A security executive at a trust company told of a hacker who got creative in trying to fool the firm. The executive, who requested anonymity, said the firm received an email from a client’s account asking that $137,000 be wired to Italy to buy some art. He said this client was part of a large family that traveled frequently, so the request was not odd on its face. But he said the family had put a procedure in place in which no wires went out without a call being made to the person requesting the money.
 One security tip for investors that hadn't occurred to me: Don't keep documents bearing your signature in your email.

Wednesday, November 13, 2013

Was Nobody Wealthy Before 1980?

Thanks to John Mauldin for sharing Dylan Grice's The Language of Inflation. Brice enlivens his critique of the Great Credit Inflation with examples of changing word usage as charted by Google's Ngram Viewer.

The term "wealth management," for instance, surged in the 1990s. Before that, memories of the Great Depression made people wary of flaunting their wealth. Besides, it wasn't good form.
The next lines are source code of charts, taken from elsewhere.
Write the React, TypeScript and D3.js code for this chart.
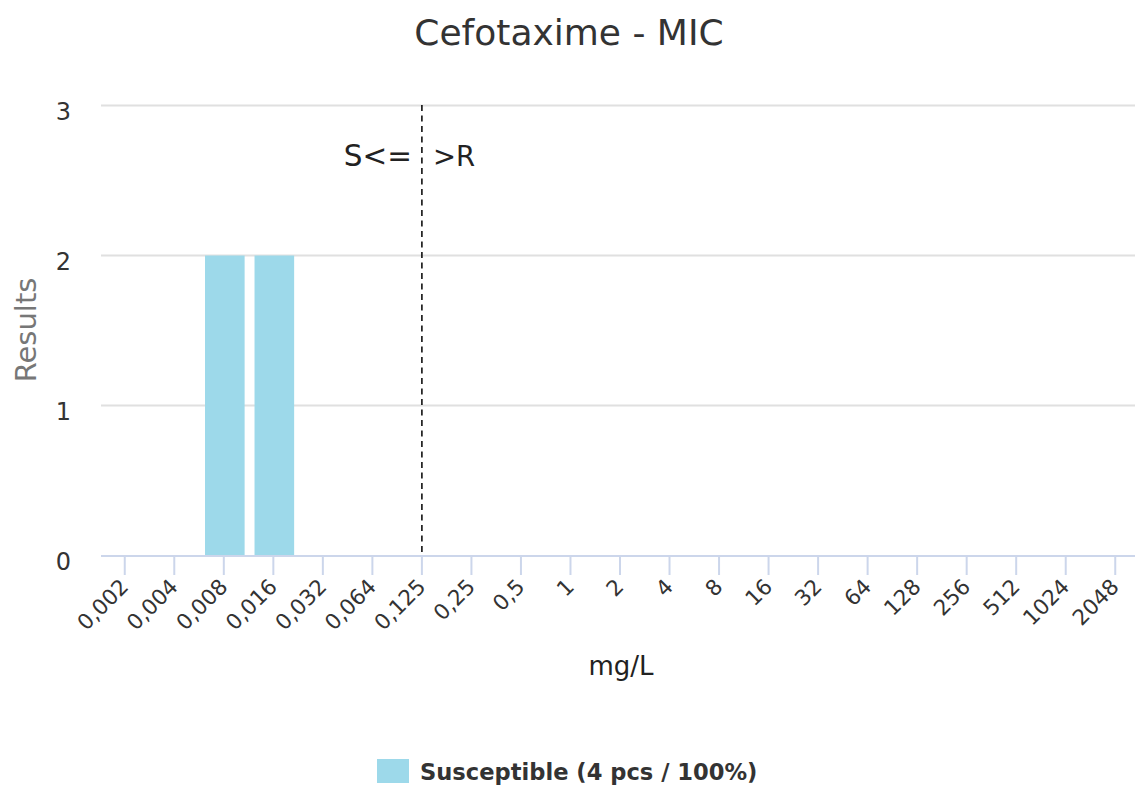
import React from "react";
import * as d3 from "d3";

const categories = ["0,002","0,004","0,008","0,016","0,032","0,064","0,125","0,25","0,5","1","2","4","8","16","32","64","128","256","512","1024","2048"];
const susceptible = [0,0,2,2,0,0,0,0,0,0,0,0,0,0,0,0,0,0,0,0,0];
const yTicks = [0,1,2,3];
const breakpoint = "0,125";
const title = "Cefotaxime - MIC";
const legendLabel = "Susceptible (4 pcs / 100%)";

const W = 1135, H = 795;
const FONT = "'DejaVu Sans', sans-serif";

export default function App() {
  const bx = d3.scaleBand<string>().domain(categories).range([100, 1140]).padding(0);
  const step = bx.step();
  const xc = (c: string) => (bx(c) as number) + step / 2;
  const y = d3.scaleLinear().domain([0, 3]).range([555.5, 105.5]);
  const plotLeft = 101;
  const barW = step * 0.8;
  const bp = xc(breakpoint);
  return (
    <svg width={W} height={H} style={{ position: "absolute", left: 0, top: 0, background: "#fff" }} fontFamily={FONT}>
      <text x={569} y={44.5} textAnchor="middle" fontSize={36} fill="#333">{title}</text>
      {yTicks.filter(t => t > 0).map(t => (
        <line key={"g" + t} x1={plotLeft} x2={W} y1={y(t)} y2={y(t)} stroke="#e0e0e0" strokeWidth={2} />
      ))}
      {yTicks.map(t => (
        <text key={"yt" + t} x={71} y={y(t) + 14.5} textAnchor="end" fontSize={24} fill="#333">{t}</text>
      ))}
      <text transform={`translate(36,330) rotate(-90)`} textAnchor="middle" fontSize={29} fill="#777">Results</text>
      {categories.map((c, i) => susceptible[i] > 0 ? (
        <rect key={"b" + c} x={xc(c) + 1 - barW / 2} width={barW} y={y(susceptible[i])} height={y(0) - y(susceptible[i])} fill="#9dd9ea" />
      ) : null)}
      <line x1={plotLeft} x2={W} y1={556} y2={556} stroke="#ccd6eb" strokeWidth={2} />
      {categories.map(c => (
        <line key={"t" + c} x1={xc(c)} x2={xc(c)} y1={556} y2={575} stroke="#ccd6eb" strokeWidth={2} />
      ))}
      {categories.map(c => (
        <text key={"l" + c} transform={`translate(${xc(c) + 5},588) rotate(-45)`} textAnchor="end" fontSize={21.5} fill="#333">{c}</text>
      ))}
      <text x={621} y={675} textAnchor="middle" fontSize={26} fill="#222">mg/L</text>
      <line x1={bp} x2={bp} y1={105} y2={556} stroke="#000" strokeWidth={1.5} strokeDasharray="6,4.5" />
      <text x={bp - 10} y={166} textAnchor="end" fontSize={29.5} fill="#222">S&lt;=</text>
      <text x={bp + 11} y={166} textAnchor="start" fontSize={27.5} fill="#222">&gt;R</text>
      <rect x={377} y={759} width={32} height={24} fill="#9dd9ea" />
      <text x={420} y={780} fontSize={22.6} fontWeight="bold" fill="#333">{legendLabel}</text>
    </svg>
  );
}
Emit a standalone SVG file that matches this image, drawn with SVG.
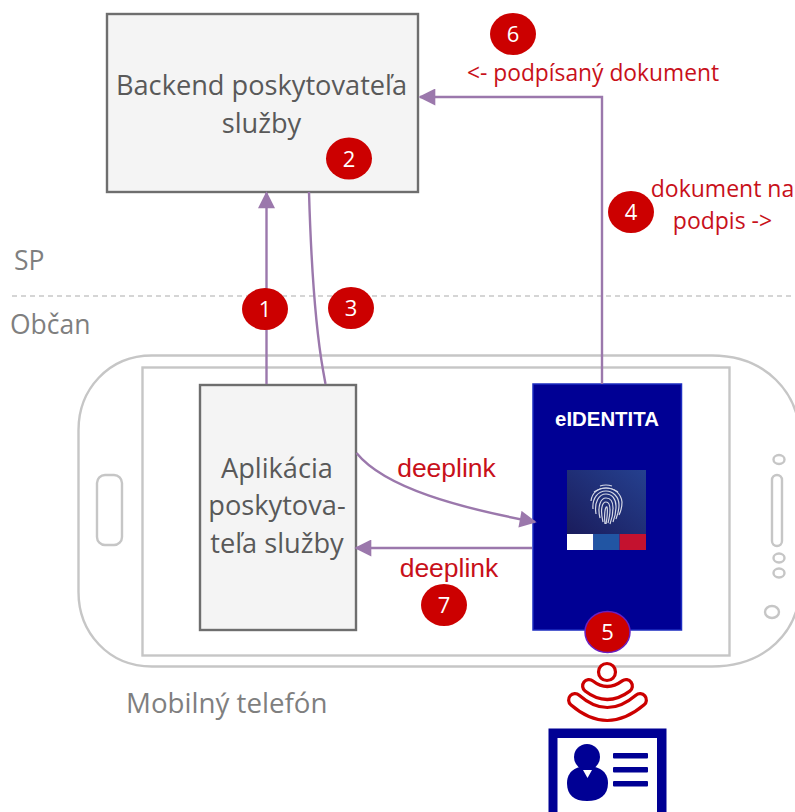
<svg xmlns="http://www.w3.org/2000/svg" width="795" height="812" viewBox="0 0 795 812">
<style>
text{font-family:"Open Sans","Noto Sans",sans-serif}
.box{fill:#f4f4f4;stroke:#6e6e6e;stroke-width:2.4}
.lbl{font-size:27.200px;fill:#595959;text-anchor:middle}
.side{font-size:26.500px;fill:#7f7f7f}
.red{font-size:26.500px;fill:#c8101a;text-anchor:middle;font-family:"Liberation Sans",sans-serif}
.redf{font-size:23px;fill:#c8101a;text-anchor:middle}
.num{font-size:22px;fill:#fff;text-anchor:middle}
.badge{fill:#cc0000}
.con{fill:none;stroke:#9b78ac;stroke-width:2.4}
.ph{fill:none;stroke:#c6c6c6;stroke-width:2.4}
.wo{fill:none;stroke:#cc0000;stroke-width:16;stroke-linecap:round}
.wi{fill:none;stroke:#fff;stroke-width:9.500;stroke-linecap:round}
</style>
<defs>
<marker id="arr" viewBox="0 0 10 10" refX="9" refY="5" markerWidth="21" markerHeight="17" markerUnits="userSpaceOnUse" orient="auto"><path d="M0 0L10 5L0 10z" fill="#9b78ac"/></marker>
<linearGradient id="fp" x1="0" y1="1" x2="1" y2="0"><stop offset="0" stop-color="#1a1c5c"/><stop offset="1" stop-color="#25408f"/></linearGradient>
</defs>
<g id="separator"><line x1="12" y1="296" x2="795" y2="296" stroke="#c8c8c8" stroke-width="1.600" stroke-dasharray="5 4"/></g>
<g id="phone">
<path class="ph" d="M152 355.500H712C765 355.500 800 392 800 440V585C800 632 765 666.500 712 666.500H152C108 666.500 78.500 632 78.500 592V430C78.500 390 108 355.500 152 355.500Z"/>
<rect class="ph" x="142.500" y="367.500" width="587" height="288"/>
<rect class="ph" x="97" y="475" width="25" height="70" rx="8"/>
<rect class="ph" x="772" y="475" width="10" height="71" rx="5"/>
<ellipse class="ph" cx="779" cy="459.500" rx="5.500" ry="4.500"/>
<ellipse class="ph" cx="779" cy="558" rx="5.500" ry="4.500"/>
<ellipse class="ph" cx="779" cy="573" rx="5.500" ry="4.500"/>
<ellipse class="ph" cx="772" cy="612" rx="7" ry="6"/>
</g>
<g id="backend"><rect class="box" x="107" y="14" width="311" height="178"/>
<text class="lbl" x="261.500" y="95">Backend poskytovateľa</text><text class="lbl" x="261.500" y="133">služby</text></g>
<g id="app"><rect class="box" x="200" y="385" width="156" height="245"/>
<text class="lbl" x="277" y="478">Aplikácia</text><text class="lbl" x="277" y="515">poskytova-</text><text class="lbl" x="277" y="553">teľa služby</text></g>
<g id="eidentita"><rect x="533" y="384" width="148.500" height="246" fill="#000094" stroke="#1c2cc0" stroke-width="1.500"/>
<text x="607" y="425.500" font-size="20.400" font-weight="700" fill="#fff" text-anchor="middle" style="font-family:'Liberation Sans',sans-serif">eIDENTITA</text>
<rect x="567" y="470" width="79" height="64" fill="url(#fp)"/>
<rect x="567" y="534" width="26.300" height="16" fill="#fff"/><rect x="593.300" y="534" width="26.300" height="16" fill="#2155a3"/><rect x="619.600" y="534" width="26.400" height="16" fill="#c4122f"/>
<g fill="none" stroke="#d5d8e6" stroke-width="1.200">
<path d="M600 486Q606 484 612 486"/>
<path d="M594 492Q606 484 618 492"/>
<path d="M591 501C592 492 599 488 606 488C614 488 621 493 622 502C622 507 621 511 619 515"/>
<path d="M593 509C592 498 598 491 606 491C613 491 619 497 619 505C619 510 618 514 616 519"/>
<path d="M596 514C594 502 599 494 606 494C612 494 616 499 616 506C616 512 615 517 613 522"/>
<path d="M600 518C597 506 601 498 606 498C611 498 613 502 613 508C613 514 612 519 610 524"/>
<path d="M603 522C600 510 602 502 606 502C609 502 610 506 610 510C610 515 609 519 608 523"/>
<path d="M605 524C604 515 605 506 607 507C608 511 607 518 606 524"/>
</g></g>
<g id="card"><rect x="548.500" y="728.500" width="118" height="92" fill="#000094"/>
<rect x="557.500" y="738" width="99.500" height="80" fill="#fff"/>
<circle cx="587" cy="757" r="13" fill="#000094"/>
<path d="M567 783C567 771 577 766 587 766C598 766 608 771 608 783C608 795 600 801 587 801C574 801 567 795 567 783Z" fill="#000094"/>
<path d="M583 770H592L587.500 778Z" fill="#fff"/>
<rect x="613" y="753" width="35" height="5.500" rx="1" fill="#000094"/><rect x="613" y="767" width="35" height="5.500" rx="1" fill="#000094"/><rect x="613" y="781" width="35" height="5.500" rx="1" fill="#000094"/></g>
<g id="waves"><circle cx="607" cy="672" r="8.500" fill="#fff" stroke="#cc0000" stroke-width="3.200"/>
<path class="wo" d="M589 686Q607 700 626 686"/><path class="wi" d="M589 686Q607 700 626 686"/>
<path class="wo" d="M575 700Q607 728 640 700"/><path class="wi" d="M575 700Q607 728 640 700"/></g>
<g id="connectors">
<line class="con" x1="266.500" y1="384" x2="266.500" y2="193" marker-end="url(#arr)"/>
<path class="con" d="M602 384V97H420" marker-end="url(#arr)"/>
<path class="con" d="M309 192C311 260 316 330 323 370L325.500 384"/>
<path class="con" d="M356.500 453C385 488 460 508 535 522" marker-end="url(#arr)"/>
<line class="con" x1="532" y1="548" x2="356" y2="548" marker-end="url(#arr)"/>
</g>
<g id="badges">
<ellipse class="badge" cx="265" cy="309" rx="23" ry="21"/><text class="num" x="265" y="317">1</text>
<ellipse class="badge" cx="349" cy="158.500" rx="23" ry="21"/><text class="num" x="349" y="166.500">2</text>
<ellipse class="badge" cx="351" cy="308" rx="23" ry="21"/><text class="num" x="351" y="316">3</text>
<ellipse class="badge" cx="631" cy="212" rx="23" ry="21"/><text class="num" x="631" y="220">4</text>
<ellipse class="badge" cx="607.500" cy="632" rx="22.500" ry="20.500" stroke="#6a1fc0" stroke-width="1.500"/><text class="num" x="607.500" y="640">5</text>
<ellipse class="badge" cx="513" cy="34" rx="23" ry="21"/><text class="num" x="513" y="42">6</text>
<ellipse class="badge" cx="444" cy="605" rx="23" ry="21"/><text class="num" x="444" y="613">7</text>
</g>
<g id="labels">
<text class="side" x="14" y="270">SP</text>
<text class="side" x="10" y="334">Občan</text>
<text class="side" x="126" y="713" style="font-size:27.700px">Mobilný telefón</text>
<text class="red" x="446.500" y="477">deeplink</text>
<text class="red" x="449" y="577">deeplink</text>
<text class="redf" x="593" y="81" style="font-size:22.800px">&lt;- podpísaný dokument</text>
<text class="redf" x="722.500" y="197">dokument na</text>
<text class="redf" x="722.500" y="229">podpis -&gt;</text>
</g>
</svg>
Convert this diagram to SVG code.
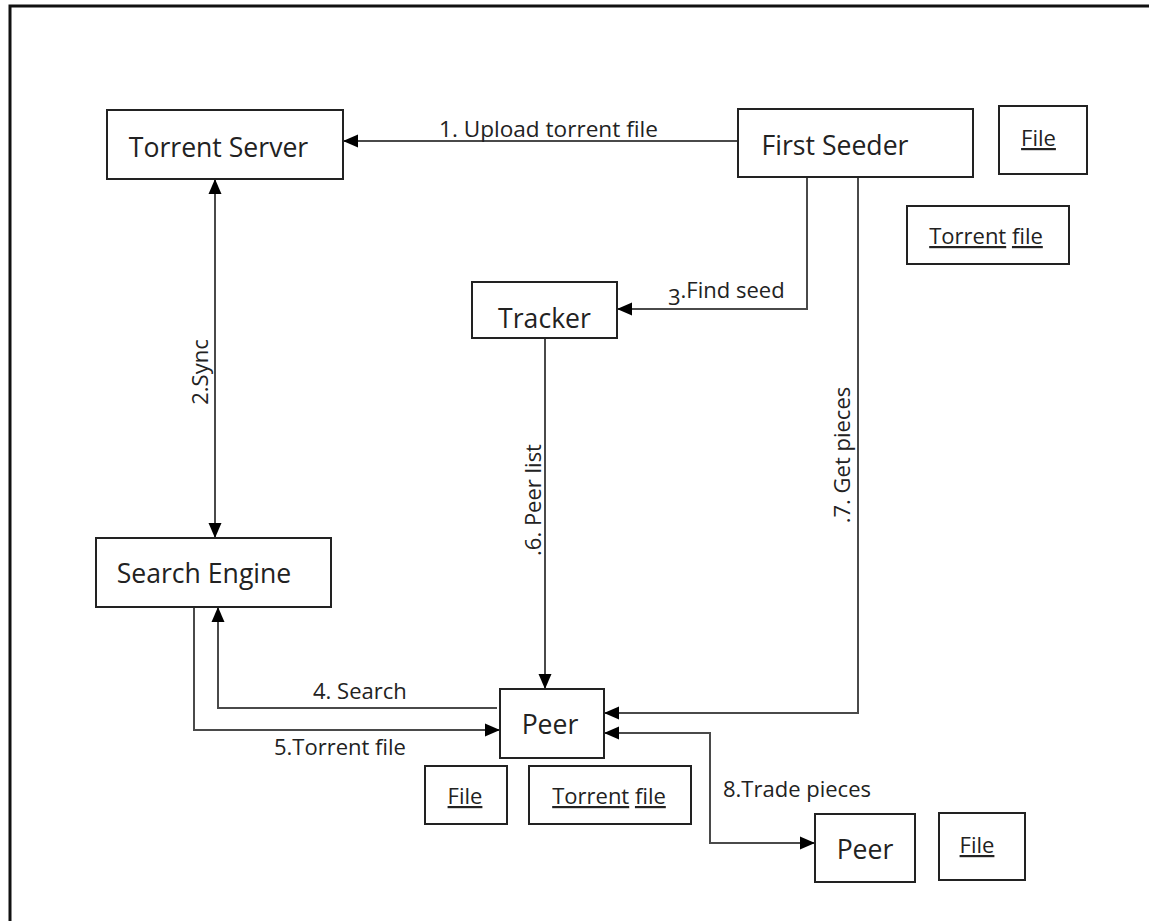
<svg xmlns="http://www.w3.org/2000/svg" width="1149" height="921" viewBox="0 0 1149 921">
<style>
.box{fill:#fff;stroke:#222;stroke-width:2}
.node{font-family:"Open Sans","Liberation Sans",sans-serif;font-size:26.6px;fill:#222;text-anchor:middle}
.item{font-family:"Open Sans","Liberation Sans",sans-serif;font-size:22px;fill:#222;text-anchor:middle}
.lbl{font-family:"Open Sans","Liberation Sans",sans-serif;font-size:22px;fill:#222}
.conn{fill:none;stroke:#4a4a4a;stroke-width:2}
.u{text-decoration:underline}
</style>
<defs>
<marker id="ah" markerUnits="userSpaceOnUse" markerWidth="16" markerHeight="16" refX="15" refY="8" orient="auto-start-reverse" viewBox="0 0 16 16">
<path d="M0,1.5 L15,8 L0,14.5 Z" fill="#000"/>
</marker>
</defs>
<rect width="1149" height="921" fill="#fff"/>
<path d="M10,921 V6 H1149" fill="none" stroke="#111" stroke-width="3"/>

<g id="connectors">
<path class="conn" d="M738,141 H343" marker-end="url(#ah)"/>
<path class="conn" d="M215,179 V538" marker-start="url(#ah)" marker-end="url(#ah)"/>
<path class="conn" d="M807,177 V309 H617" marker-end="url(#ah)"/>
<path class="conn" d="M497,708 H218 V607" marker-end="url(#ah)"/>
<path class="conn" d="M194,607 V730 H500" marker-end="url(#ah)"/>
<path class="conn" d="M545,338 V689" marker-end="url(#ah)"/>
<path class="conn" d="M858,177 V713 H604" marker-end="url(#ah)"/>
<path class="conn" d="M604,733 H710 V843 H815" marker-start="url(#ah)" marker-end="url(#ah)"/>
<text class="lbl" x="439" y="137" style="font-size:22.6px">1. Upload torrent file</text>
<text class="lbl" x="668" y="305">3<tspan dy="-7">.Find seed</tspan></text>
<text class="lbl" x="313" y="699">4. Search</text>
<text class="lbl" x="274" y="755">5.Torrent file</text>
<text class="lbl" x="723" y="797">8.Trade pieces</text>
<text class="lbl" text-anchor="middle" transform="translate(208,372) rotate(-90)">2.Sync</text>
<text class="lbl" text-anchor="middle" transform="translate(541,500) rotate(-90)">.6. Peer list</text>
<text class="lbl" text-anchor="middle" transform="translate(850,455) rotate(-90)">.7. Get pieces</text>
</g>

<g id="torrent-server">
<rect class="box" x="107" y="110" width="236" height="69"/>
<text class="node" x="218.5" y="157">Torrent Server</text>
</g>
<g id="first-seeder">
<rect class="box" x="738" y="109" width="235" height="68"/>
<text class="node" x="835" y="155">First Seeder</text>
</g>
<g id="seeder-file">
<rect class="box" x="999" y="106" width="88" height="68"/>
<text class="item" x="1038.5" y="146"><tspan class="u">File</tspan></text>
</g>
<g id="seeder-torrent-file">
<rect class="box" x="907" y="206" width="162" height="58"/>
<text class="item" x="986" y="244"><tspan class="u">Torrent</tspan> <tspan class="u">file</tspan></text>
</g>
<g id="tracker">
<rect class="box" x="472" y="282" width="145" height="56"/>
<text class="node" x="544.5" y="328">Tracker</text>
</g>
<g id="search-engine">
<rect class="box" x="96" y="538" width="235" height="69"/>
<text class="node" x="204" y="583">Search Engine</text>
</g>
<g id="peer">
<rect class="box" x="500" y="689" width="104" height="69"/>
<text class="node" x="550" y="734">Peer</text>
</g>
<g id="peer-file">
<rect class="box" x="425" y="766" width="82" height="58"/>
<text class="item" x="465" y="804"><tspan class="u">File</tspan></text>
</g>
<g id="peer-torrent-file">
<rect class="box" x="529" y="766" width="162" height="58"/>
<text class="item" x="609" y="804"><tspan class="u">Torrent</tspan> <tspan class="u">file</tspan></text>
</g>
<g id="peer2">
<rect class="box" x="815" y="814" width="100" height="68"/>
<text class="node" x="865" y="859">Peer</text>
</g>
<g id="peer2-file">
<rect class="box" x="939" y="813" width="86" height="67"/>
<text class="item" x="977" y="853"><tspan class="u">File</tspan></text>
</g>
</svg>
Today, "wealth management" often has little to do with real wealth or real management. Grice illustrates with a story:
[W]e attended a lunch recently in which one … “wealth manager” was promoting his services to those around the table. An Italian gentleman claimed to be relieved to have finally found someone who could help him. “At last!” He gasped after the banker’s pitch, “I could really use some help managing my family’s wealth. We own vineyards and a processing plant in Italy, some land and a broiler farm in Spain, some real estate scattered around Europe and the Americas... We are fortunate indeed to have such wealth, but managing it all is increasingly challenging. Can you help?” 
The poor banker looked forlorn. Of course, he didn’t mean that kind of wealth, the old-fashioned, productive kind of stuff. He meant the modern, papery, electronic kind. The stuff that blinks at you all day from a screen.
Grice offers food for thought, although I can't get my head around his reference to"no inflation over the last thirty years." Do I pay more than twice as much today because everything is more than twice as good?

Thursday, August 22, 2013

50 Wealthiest Members of Congress


Looking for wealth to manage? Try Capitol Hill. Some members of Congress have made big money, others have inherited big money, still others married big money. The Hill lists the top 50.

Tuesday, May 28, 2013

Wealth Mismanagement in Texas?

Not long after Invesco announced the sale of Atlantic Trust Wealth Management to CIBC, the head of  Atlantic Trust's Austin, Texas, office was found dead.

Now, The Wall Street Journal reports, "investors have come forward to say they lent him in total millions of dollars, according to people familiar with the matter. At least some of that money appears to have gone missing, the people said."